Over medium-high heat, melt the first 3T of butter completely. Mix together the flour, mustard powder, and cumin. Once the butter is fully melted, dump the flour mixture in and whisk it until it the flour and butter are completely integrated and the mixture begins to give off a slightly nutty aroma (indicating that the flour has begun to cook somewhat, which will remove the sometimes pasty flavor of uncooked flour). For future reference, this (minus the mustard and cumin) is effectively a roux, and can be used as a thickening (and flavoring) agent for all sorts of sauces and soups.
Next, slowly mix in the milk. If you’ve never done this before, hang in there because some strange things will happen at this point. The trick, in my opinion, is to not pour in too much milk at once, at least not until you have enough integrated for the mixture to be liquid-like instead of clumpy and paste-like. Pour a bit of milk in and whisk till it’s gone, pour a bit more in, whisk, etc. Initially the very hot flour will absorb liquid like there’s no tomorrow and the mixture will go from a smooth roux to a thick clumpy mess. Keep adding milk in small increments and whisking it in quickly and eventually the mixture will loosen up and become a thick batter-like liquid. At that point, it’ll be all right to add larger increments of milk between mixing cycles. Once the milk is worked in, bring the mixture to a boil, stir in your chopped, roasted chiles, and reduce the heat to medium. The mixture must come to a boil for the full thickening power of the flour to take effect. Further, the thickening ability of the roux overall will vary depending one how long you cooked it initially. If the flour were raw, it would have the greatest thickening power. If the roux were cooked till it turned a nice deep shade of brown, it would have almost no thickening power at all (but loads of flavor). Hence there is a range in the amount of milk to add. You’re looking to add milk such that after boiling for a few minutes, the mixture has the consistency of heavy cream. If it thickens up too much during boiling, stir in a bit more milk and reboil for a moment till the consistency is correct. It will likely seem a bit too runny for mac-n-cheese, but fear not, we still have to add the cheese and pasta.

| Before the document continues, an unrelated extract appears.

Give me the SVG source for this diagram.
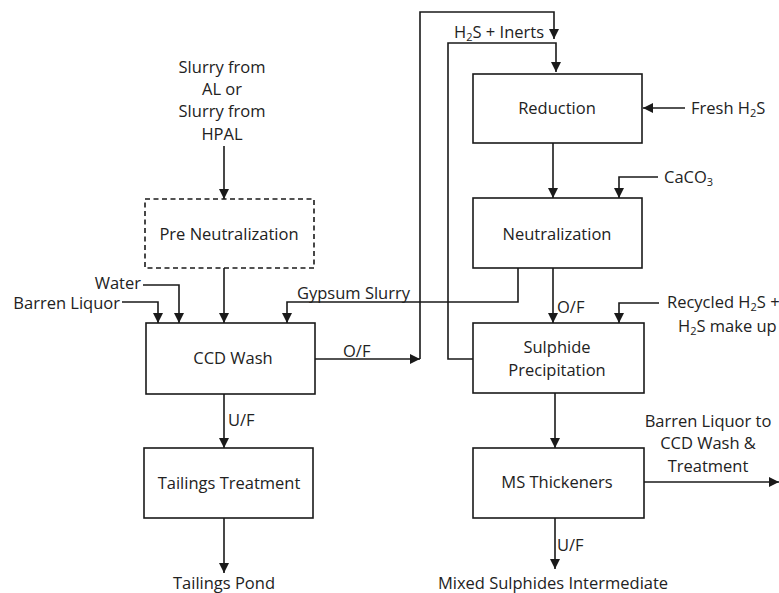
<svg xmlns="http://www.w3.org/2000/svg" width="779" height="593" viewBox="0 0 779 593">
<defs>
<marker id="arr" markerUnits="userSpaceOnUse" markerWidth="10" markerHeight="10" refX="10" refY="5" orient="auto">
<path d="M0,0 L10,5 L0,10 z" fill="#1a1a1a"/>
</marker>
<style>
.box{fill:#fff;stroke:#1a1a1a;stroke-width:1.6}
.dash{fill:#fff;stroke:#1a1a1a;stroke-width:1.6;stroke-dasharray:5 3.5}
.ar{fill:none;stroke:#1a1a1a;stroke-width:1.6;marker-end:url(#arr)}
text{font-family:"Open Sans","Liberation Sans",sans-serif;font-size:16.5px;fill:#222}
.c{text-anchor:middle}
.s{font-size:11px}
</style>
</defs>
<rect width="779" height="593" fill="#fff"/>
<g id="connectors">
<path class="ar" d="M224,146 V199"/>
<path class="ar" d="M224,268 V323"/>
<path class="ar" d="M143,285 H179 V323"/>
<path class="ar" d="M122,302 H158 V323"/>
<path class="ar" d="M518,268 V302 H287 V323"/>
<path class="ar" d="M315,359 H420"/>
<path class="ar" d="M420,359 V12 H554 V39"/>
<path class="ar" d="M473,359 H448 V43 H556 V72"/>
<path class="ar" d="M685,108 H643"/>
<path class="ar" d="M553,143 V198"/>
<path class="ar" d="M658,177 H619 V198"/>
<path class="ar" d="M553,268 V323"/>
<path class="ar" d="M659,303 H619 V323"/>
<path class="ar" d="M555,393 V448"/>
<path class="ar" d="M644,482 H779"/>
<path class="ar" d="M555,518 V569"/>
<path class="ar" d="M224,394 V448"/>
<path class="ar" d="M224,518 V573"/>
</g>
<g id="slurry-source">
<text class="c" x="222" y="73">Slurry from</text>
<text class="c" x="222" y="95">AL or</text>
<text class="c" x="222" y="117">Slurry from</text>
<text class="c" x="222" y="140">HPAL</text>
</g>
<g id="pre-neutralization">
<rect class="dash" x="145" y="199" width="169" height="69"/>
<text class="c" x="229" y="240">Pre Neutralization</text>
</g>
<g id="water"><text x="141" y="289" text-anchor="end">Water</text></g>
<g id="barren-liquor"><text x="120" y="309" text-anchor="end">Barren Liquor</text></g>
<g id="ccd-wash">
<rect class="box" x="146" y="323" width="169" height="71"/>
<text class="c" x="233" y="364">CCD Wash</text>
</g>
<g id="labels">
<text x="297" y="299">Gypsum Slurry</text>
<text x="343" y="357">O/F</text>
<text x="228" y="426">U/F</text>
<text x="557" y="313">O/F</text>
<text x="557" y="551">U/F</text>
<text x="454" y="38">H<tspan class="s" dy="3">2</tspan><tspan dy="-3">S + Inerts</tspan></text>
</g>
<g id="tailings-treatment">
<rect class="box" x="144" y="448" width="169" height="70"/>
<text class="c" x="229" y="489">Tailings Treatment</text>
</g>
<g id="tailings-pond"><text class="c" x="224" y="589">Tailings Pond</text></g>
<g id="reduction">
<rect class="box" x="473" y="74" width="169" height="69"/>
<text class="c" x="557" y="114">Reduction</text>
</g>
<g id="fresh-h2s"><text x="691" y="114">Fresh H<tspan class="s" dy="3">2</tspan><tspan dy="-3">S</tspan></text></g>
<g id="neutralization">
<rect class="box" x="473" y="198" width="169" height="70"/>
<text class="c" x="557" y="240">Neutralization</text>
</g>
<g id="caco3"><text x="664" y="183">CaCO<tspan class="s" dy="3">3</tspan></text></g>
<g id="recycled-h2s">
<text x="667" y="308">Recycled H<tspan class="s" dy="3">2</tspan><tspan dy="-3">S +</tspan></text>
<text x="678" y="332">H<tspan class="s" dy="3">2</tspan><tspan dy="-3">S make up</tspan></text>
</g>
<g id="sulphide-precipitation">
<rect class="box" x="473" y="323" width="171" height="70"/>
<text class="c" x="557" y="353">Sulphide</text>
<text class="c" x="557" y="376">Precipitation</text>
</g>
<g id="ms-thickeners">
<rect class="box" x="473" y="448" width="171" height="70"/>
<text class="c" x="557" y="488">MS Thickeners</text>
</g>
<g id="barren-liquor-out">
<text class="c" x="708" y="427">Barren Liquor to</text>
<text class="c" x="708" y="449">CCD Wash &amp;</text>
<text class="c" x="708" y="472">Treatment</text>
</g>
<g id="mixed-sulphides"><text class="c" x="553" y="589">Mixed Sulphides Intermediate</text></g>
</svg>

Remove the pot from the heat and stir in the cheeses, whisking until melted completely. Taste the sauce at this point and add ½ to 1 t of salt to taste. Reduce the burner heat to medium low, stir the pasta into the cheese sauce and cook for a few minutes to allow the pasta come up to temperature and to let the chile-cheese sauce cook into the pasta a bit.
Once the macaroni mixture is piping hot, pour it into an 8"x8" glass baking dish. With a fork, mix the crumbled cornbread with the tablespoon of room temperature butter until the butter is thoroughly distributed throughout the cornbread crumbs. Then sprinkle the buttered crumbs over the top of the chile mac. (At this point, for an extra flourish, I sprinkled a bit of smoked salt over the cornbread crumbs, but this is certainly not necessary).
Chuck the chile mac in the oven and watch carefully for the cornbread crumbs to crisp up and brown beautifully. Remove the chile mac from the oven and allow to cool for a few minutes (to let the cheese solidify a bit and make the chile mac easier to serve).